--- Directive ---
Retype the run of lines that opens with the line containing "Generate a Python" and closes with the line containing "event_days = [173.4, 231.7]", exactly and inclusively, but skip the pictures.

Records with drawing code
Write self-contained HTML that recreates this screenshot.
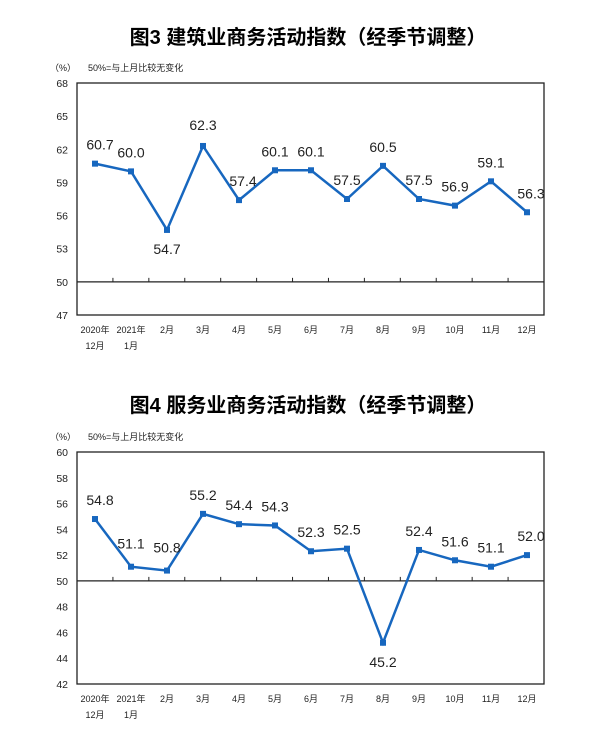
<!DOCTYPE html><html><head><meta charset="utf-8"><style>body{margin:0;background:#fff}svg{display:block}text{font-family:"Liberation Sans","Noto Sans CJK SC",sans-serif}</style></head><body>
<svg id="s" width="602" height="730" xmlns="http://www.w3.org/2000/svg"></svg>
<script>
const s=document.getElementById('s');let h='';
const mons=['2020年','2021年','2月','3月','4月','5月','6月','7月','8月','9月','10月','11月','12月'];
function chart(title,ty,top,bot,ymin,ymax,step,data,offs){
 h+=`<text x="308" y="${ty}" font-size="20" font-weight="bold" text-anchor="middle" fill="#000">${title}</text>`;
 h+=`<text x="50" y="${top-12}" font-size="9" fill="#222">（%）</text><text x="88" y="${top-12}" font-size="9" fill="#222">50%=与上月比较无变化</text>`;
 const Y=v=>bot-(v-ymin)*(bot-top)/(ymax-ymin);
 h+=`<rect x="77" y="${top}" width="467" height="${bot-top}" fill="none" stroke="#222" stroke-width="1.3"/>`;
 for(let v=ymin;v<=ymax;v+=step)h+=`<text x="68" y="${Y(v)+4}" font-size="10.5" text-anchor="end" fill="#222">${v}</text>`;
 const y50=Y(50);h+=`<line x1="77" y1="${y50}" x2="544" y2="${y50}" stroke="#222" stroke-width="1.2"/>`;
 for(let i=1;i<13;i++){const x=77+i*467/13;h+=`<line x1="${x}" y1="${y50}" x2="${x}" y2="${y50-4}" stroke="#222"/>`}
 mons.forEach((m,i)=>{const x=95+i*36;h+=`<text x="${x}" y="${bot+18}" font-size="9" text-anchor="middle" fill="#222">${m}</text>`});
 h+=`<text x="95" y="${bot+34}" font-size="9" text-anchor="middle" fill="#222">12月</text><text x="131" y="${bot+34}" font-size="9" text-anchor="middle" fill="#222">1月</text>`;
 let p=data.map((v,i)=>`${95+i*36},${Y(v)}`).join(' ');
 h+=`<polyline points="${p}" fill="none" stroke="#1767BF" stroke-width="2.5"/>`;
 data.forEach((v,i)=>{const x=95+i*36,y=Y(v);h+=`<rect x="${x-3}" y="${y-3}" width="6" height="6" fill="#1767BF"/>`;
 const o=offs[i];h+=`<text x="${x+(o[0]||0)}" y="${y+o[1]}" font-size="14" text-anchor="middle" fill="#222">${v.toFixed(1)}</text>`});
}
const U=[0,-14],D=[0,24];
chart('图3  建筑业商务活动指数（经季节调整）',44,83,315,47,68,3,[60.7,60.0,54.7,62.3,57.4,60.1,60.1,57.5,60.5,57.5,56.9,59.1,56.3],[[5,-14],U,D,[0,-16],[4,-14],U,U,U,U,U,U,U,[4,-14]]);
chart('图4  服务业商务活动指数（经季节调整）',412,452,684,42,60,2,[54.8,51.1,50.8,55.2,54.4,54.3,52.3,52.5,45.2,52.4,51.6,51.1,52.0],[[5,-14],[0,-18],[0,-18],U,U,U,U,U,D,U,U,U,[4,-14]]);
s.innerHTML=h;
</script></body></html>
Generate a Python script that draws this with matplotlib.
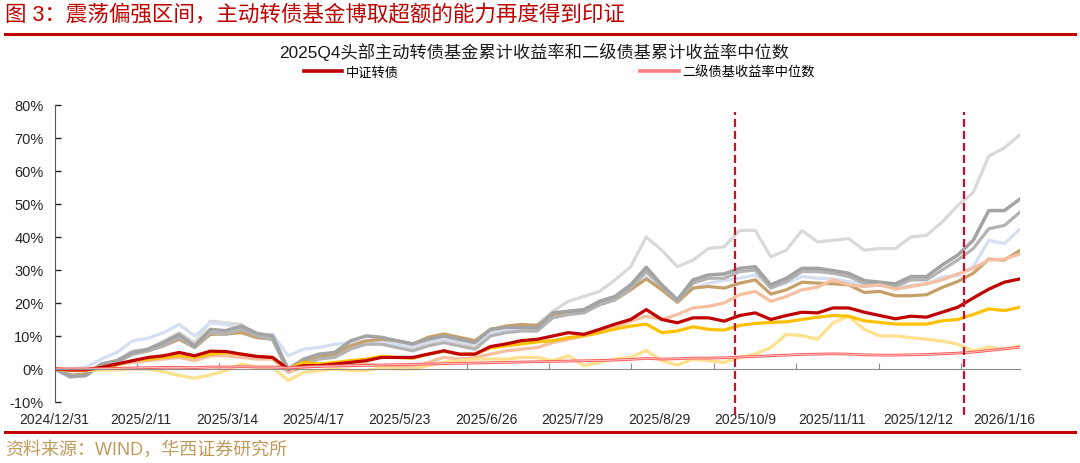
import numpy as np
import matplotlib
matplotlib.use('Agg')
import matplotlib.pyplot as plt
from matplotlib.lines import Line2D

plt.rcParams['font.family'] = ['Liberation Sans', 'Noto Sans CJK SC', 'DejaVu Sans']

# 横轴：交易日序号（类目轴），每 21 个交易日一个刻度，每 22 个交易日一个标签
n_days = 246
tick_step = 21
label_step = 22
date_labels = ['2024/12/31', '2025/2/11', '2025/3/14', '2025/4/17', '2025/5/23', '2025/6/26',
               '2025/7/29', '2025/8/29', '2025/10/9', '2025/11/11', '2025/12/12', '2026/1/16']
event_days = [173.4, 231.7]   # 两条红色虚线（季度切换）

# 各基金累计收益率（%），按约 4 个交易日取样读数
light_gray = [0, -1.5, -1.5, 1.5, 2.5, 5.5, 6, 8.5, 11, 8, 14.5, 14, 13.5, 10.5, 9.5, -0.5,
              2.5, 4, 4.5, 7.5, 8.5, 8.5, 7.5, 6.5, 8, 9, 8, 6.5, 11, 12, 12.5, 13.5,
              17.5, 20.5, 22, 23.5, 27, 31, 40, 36, 31, 33, 36.5, 37, 42, 42, 34, 36,
              42, 38.5, 39, 39.5, 36, 36.5, 36.5, 40, 40.5, 44.5, 49.5, 53.5, 64.5, 67, 71]
dark_gray = [0, -2, -2, 1.5, 2.5, 5, 6, 8, 10.5, 7, 12, 11.6, 13, 10.8, 10, 0,
             3, 4.5, 5, 8.5, 10, 9.6, 8.5, 7.6, 9, 10, 9, 8, 12, 12.6, 12.6, 12.5,
             17, 17.5, 18, 20.5, 22, 25.5, 30.8, 25.5, 21, 27, 28.5, 28.8, 30.5, 31, 25.5, 27.5,
             30.5, 30.5, 29.8, 29, 26.8, 26.3, 25.8, 28, 28, 31.5, 34.5, 39, 48, 48, 51.5]
mid_gray = [0, -2.5, -2, 1, 2, 4.5, 5.5, 7, 9.5, 6.5, 11, 10.5, 12, 10, 9, -1,
            1.5, 3, 3.5, 6, 7.5, 7.5, 6.5, 5.5, 7, 8, 7, 6, 10, 11, 11.5, 11.5,
            15.5, 16.5, 17, 19.5, 21, 24.5, 29.5, 25, 20.5, 26, 27.5, 27.5, 29.5, 30, 24.5, 26.5,
            29.5, 29.5, 29, 28, 26, 25.5, 25, 27, 27, 30, 33, 36.5, 42.5, 43.5, 47.5]
light_blue = [0, 0, 0.5, 3, 5, 8.5, 9.3, 11, 13.5, 10, 14, 13.5, 12, 10, 10.6, 4,
              6, 6.5, 7.5, 8, 8.5, 8, 7.5, 7, 8.5, 9.5, 8.5, 7.5, 10.5, 12, 12, 12,
              15.5, 17, 17.5, 19.5, 21, 24, 28, 24, 20.5, 24.5, 26, 26.8, 27.5, 28.5, 24.7, 26,
              28, 27.5, 27.3, 26.5, 25.8, 25.3, 24.7, 25.3, 25.8, 27.8, 28.3, 31, 39, 38, 42.4]
tan = [0, -2, -1.5, 1, 2, 4.5, 5.5, 7, 9, 6.5, 10.5, 10.6, 11, 9.5, 9, -0.5,
       2, 3.5, 4.5, 7, 8.5, 9, 8.6, 7.6, 9.6, 10.6, 9.6, 8.6, 12, 13, 13.5, 13.2,
       16.5, 17, 17.5, 19.5, 21, 24, 27.3, 24, 20.2, 24.5, 25, 24.5, 26, 27, 22.7, 24,
       26.3, 26, 25.8, 25.5, 23.2, 23.5, 22.2, 22.2, 22.5, 24.7, 26.5, 29, 33.3, 33, 35.9]
peach = [0, 0, 0, 0.5, 1.5, 2, 2.5, 3, 3.5, 2.5, 4, 4, 3.5, 3, 3, -1,
         0.5, 1, 1, 1, 1.5, 1, 0.5, 0.5, 2, 3.5, 3, 3.5, 4.5, 5.5, 6, 6.5,
         8, 9, 10, 11, 12.6, 14.5, 16, 15, 16.5, 18.5, 19, 20, 22.5, 23.5, 20.5, 22,
         24, 24.8, 27, 25.5, 25, 25.5, 24.2, 25, 25.8, 27, 28.8, 30.5, 33, 33.3, 34.8]
zz_cb = [0, -0.3, -0.3, 0.5, 1.5, 2.5, 3.5, 4, 5, 4, 5.4, 5.3, 4.5, 3.8, 3.5, 0,
         1, 1, 1.5, 2, 2.5, 3.5, 3.5, 3.5, 4.5, 5.5, 4.5, 4.5, 6.8, 7.6, 8.6, 9,
         10, 11, 10.5, 12, 13.6, 15, 18, 15, 14, 15.5, 15.5, 14.5, 16.2, 17, 15, 16.2,
         17.2, 17, 18.5, 18.5, 17.2, 16.2, 15.2, 16, 15.7, 17.2, 18.7, 21.5, 24.2, 26.3, 27.3]
gold = [0, -0.3, -0.3, 0.3, 1.2, 2.5, 3, 3.5, 4, 3.5, 4.5, 5, 4.5, 3.8, 3.5, 0,
        2, 1.5, 2, 2.5, 3, 3.8, 3.5, 3.2, 4.5, 5.4, 4.5, 4.5, 6.4, 7, 7.6, 8.2,
        8.6, 9.5, 10.1, 11, 12.1, 13, 13.6, 11, 11.5, 12.8, 12, 11.8, 13.2, 13.8, 14.1, 14.3,
        15, 15.7, 16.2, 16, 14.6, 14.1, 13.6, 13.6, 13.6, 14.6, 15, 16.5, 18.2, 17.7, 18.7]
light_yellow = [0, -0.5, -0.5, -0.3, -0.3, 0, 0, -0.8, -2, -2.8, -1.8, -0.5, 1.5, 0.5, 0.5, -3.5,
                -1, -0.5, 0, -0.5, -0.5, 0.3, 0, 0, 1, 2, 2.5, 3, 3, 3, 3.5, 3.5,
                2.5, 4, 1, 2, 3, 3.5, 5.6, 2.5, 1.2, 3, 2.5, 2, 3.5, 4.5, 6.5, 10.5,
                10.1, 9, 14, 16, 12, 10, 10, 9.5, 9, 8.5, 7.5, 5.5, 6.6, 6, 7]
bond_median = [0, 0, 0, 0.1, 0.2, 0.3, 0.4, 0.5, 0.5, 0.4, 0.6, 0.6, 0.7, 0.6, 0.6, 0.3,
               0.6, 0.8, 0.9, 1.0, 1.1, 1.2, 1.3, 1.4, 1.5, 1.6, 1.7, 1.8, 1.9, 2.0, 2.1, 2.2,
               2.3, 2.4, 2.5, 2.6, 2.7, 2.9, 3.2, 3.0, 3.1, 3.3, 3.3, 3.4, 3.6, 3.8, 4.0, 4.2,
               4.4, 4.5, 4.6, 4.5, 4.3, 4.2, 4.2, 4.3, 4.4, 4.6, 4.8, 5.1, 5.6, 6.1, 6.6]

x = np.arange(len(zz_cb)) * n_days / (len(zz_cb) - 1)

fig = plt.figure(figsize=(10.8, 4.64), dpi=100)
ax = fig.add_axes([0.0505, 0.1315, 0.8939, 0.6401])

# 头部主动转债基金（无图例）
ax.plot(x, light_gray, color='#D9D9D9', lw=2.3)
ax.plot(x, light_blue, color='#D5DFF1', lw=2.3)
ax.plot(x, tan, color='#C6A068', lw=2.3)
ax.plot(x, mid_gray, color='#B3B3B3', lw=2.3)
ax.plot(x, dark_gray, color='#A3A3A3', lw=2.5)
ax.plot(x, peach, color='#F5BFA0', lw=2.3)
ax.plot(x, light_yellow, color='#FFE08C', lw=2.3)
ax.plot(x, gold, color='#FFC000', lw=2.3)
ax.plot(x, zz_cb, color='#C00000', lw=2.3)
ax.plot(x, bond_median, color='#FF6060', lw=2.0)
ax.plot(x, bond_median, color='#FFE0E0', lw=0.5)

for d in event_days:
    ax.plot([d, d], [-14, 78], color='#C8102E', lw=1.6, ls=(0, (3.6, 1.8)), clip_on=False, zorder=5)

ax.set_xlim(0, n_days)
ax.set_ylim(-10, 80)
ax.set_yticks(np.arange(-10, 81, 10))
ax.set_yticklabels([f'{v}%' for v in range(-10, 81, 10)])
ax.tick_params(axis='y', direction='in', length=4, pad=8, labelsize=10.5,
               colors='#262626', width=1)

# 横轴线在 0 处，刻度朝上
ax.spines['bottom'].set_position(('data', 0))
ax.spines['bottom'].set_color('#8C8C8C')
ax.spines['left'].set_color('#595959')
ax.spines['top'].set_visible(False)
ax.spines['right'].set_visible(False)
ax.set_xticks(np.arange(0, n_days + 1, tick_step))
ax.tick_params(axis='x', direction='in', length=4, color='#8C8C8C', labelbottom=False)

# 日期标签放在图底部
sec = ax.secondary_xaxis('bottom')
sec.set_xticks(np.arange(len(date_labels)) * label_step)
sec.set_xticklabels(date_labels)
sec.tick_params(length=0, pad=7, labelsize=10, colors='#262626')
sec.spines['bottom'].set_visible(False)

handles = [Line2D([], [], color='#C00000', lw=2.6),
           Line2D([], [], color='#FF7C80', lw=2.6)]
fig.legend(handles, ['中证转债', '二级债基收益率中位数'], loc='center',
           bbox_to_anchor=(0.518, 0.843), ncol=2, frameon=False, fontsize=9.5,
           handlelength=2.9, handletextpad=0.3, columnspacing=18.3)

fig.text(0.005, 0.965, '图 3：震荡偏强区间，主动转债基金博取超额的能力再度得到印证',
         color='#C00000', fontsize=15.5, va='center', ha='left')
fig.add_artist(Line2D([0.005, 0.995], [1 - 35 / 464] * 2, color='#C00000', lw=2.2))
fig.text(0.495, 1 - 52 / 464, '2025Q4头部主动转债基金累计收益率和二级债基累计收益率中位数',
         color='#1A1A1A', fontsize=12.4, ha='center', va='center')
fig.add_artist(Line2D([0.005, 0.995], [1 - 433 / 464] * 2, color='#C00000', lw=2.2))
fig.text(0.005, 1 - 450 / 464, '资料来源：WIND，华西证券研究所', color='#C09A5B',
         fontsize=13, ha='left', va='center')

fig.savefig('out.png', dpi=100)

--- Answer for this exercise ---
Generate a Python script that draws this with matplotlib.
import numpy as np
import matplotlib
matplotlib.use('Agg')
import matplotlib.pyplot as plt
from matplotlib.lines import Line2D

plt.rcParams['font.family'] = ['Liberation Sans', 'Noto Sans CJK SC', 'DejaVu Sans']

# 横轴：交易日序号（类目轴），每 21 个交易日一个刻度，每 22 个交易日一个标签
n_days = 246
tick_step = 21
label_step = 22
date_labels = ['2024/12/31', '2025/2/11', '2025/3/14', '2025/4/17', '2025/5/23', '2025/6/26',
               '2025/7/29', '2025/8/29', '2025/10/9', '2025/11/11', '2025/12/12', '2026/1/16']
event_days = [173.4, 231.7]   # 两条红色虚线（季度切换）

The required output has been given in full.